John Waters is a huge fan of the way Araki seamlessly blends anger and humour, and their films have a lot in common – especially when it comes to their shock value and contempt for society.
What to watch next
Perhaps the best known of Araki’s films is his sensitive adaptation of Scott Heim’s novel Mysterious Skin (2004), which is unflinching in its portrayal of predatory, grooming behaviour and the effects of sexual abuse on two young men’s lives. Joseph Gordon-Levitt gives an unforgettable performance as a sex worker who has come to terms with what life has dealt him, while Brady Corbet plays a man obsessed with alien abduction as a result of memory loss from his childhood. Their harrowing experiences intertwine with a powerful finale lamenting their stolen innocence.
The Living End made waves at Sundance in 1992 where it was nominated for the Grand Jury Prize. It spoke specifically to a doomed generation who had lost confidence in the US government. Following the failure of the Reagan administration to take action against the AIDS epidemic, Araki shoved a hedonistic road trip in the world’s face as angry provocation.
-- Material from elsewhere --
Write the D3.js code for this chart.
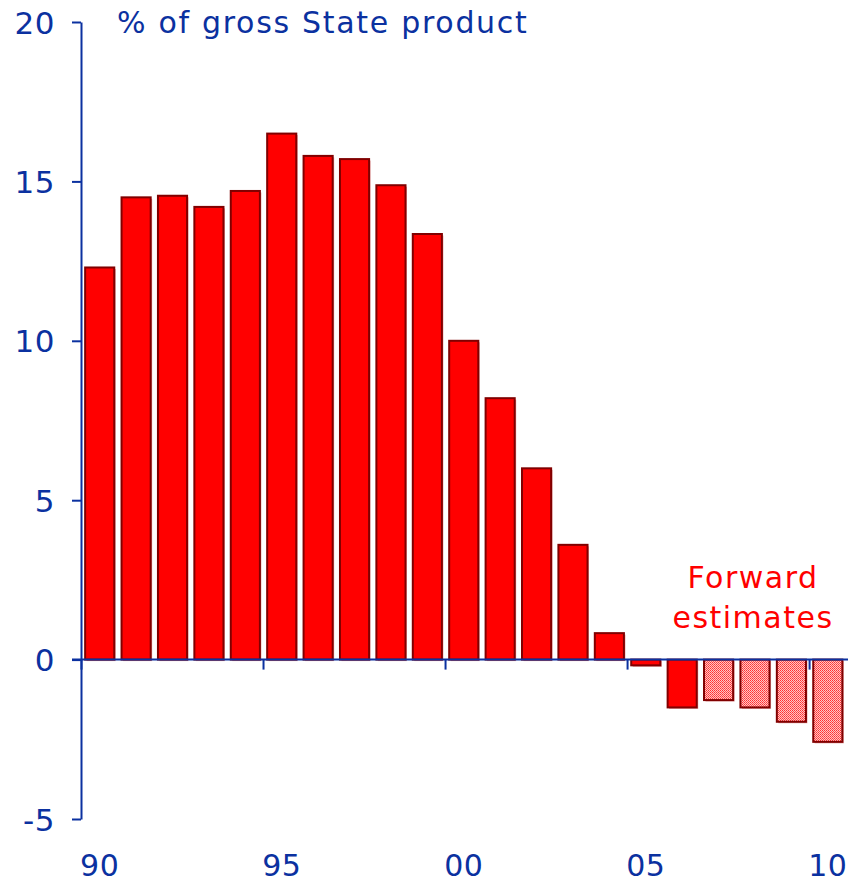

It follows two HIV-positive guys going on the run to destructive ends, Araki raging for those let down by homophobic attitudes and a system that didn’t seem to care if they lived or died.
Another crucial stop-off on your trip through Araki’s work is Kaboom, which won the first ever Queer Palm at the Cannes Film Festival in 2010. It’s an amalgamation of many of the themes seen in Araki’s work, and the release he says bears the most resemblance to his college experiences… though with way more sex.
At this point, you might like to track back and see where it all started, with his 1987 debut feature Three Bewildered People in the Night. Made for $5,000, it’s partly a tribute to the French New Wave (one of the characters is called Jean-Luc) and follows a trio of aspiring twentysomething creatives through despairing existential crises. Copious amounts of coffee and cigarettes and chatter about Jim Jarmusch fuel their night-time escapades and illicit meetings, with the potential of a threesome teased until the final frames.
Where not to start
Smiley Face (2007) came out of the blue as Araki’s follow up to Mysterious Skin, with the director quickly shifting gears from dark themes to a hilarious stoner comedy. Unusually for an Araki film, it doesn’t feature any of his trademark explicit sexual encounters or violence, though his off-kilter humour is most certainly present, with Anna Faris playing a befuddled dope fiend, Roscoe Lee Browne providing the voice inside the stoner’s head and a wacky narrative about Marxism playing out.
As Araki himself said: “One of the things I’m really happy with about my work is that it’s kind of all over the place. My movies are very different from each other.”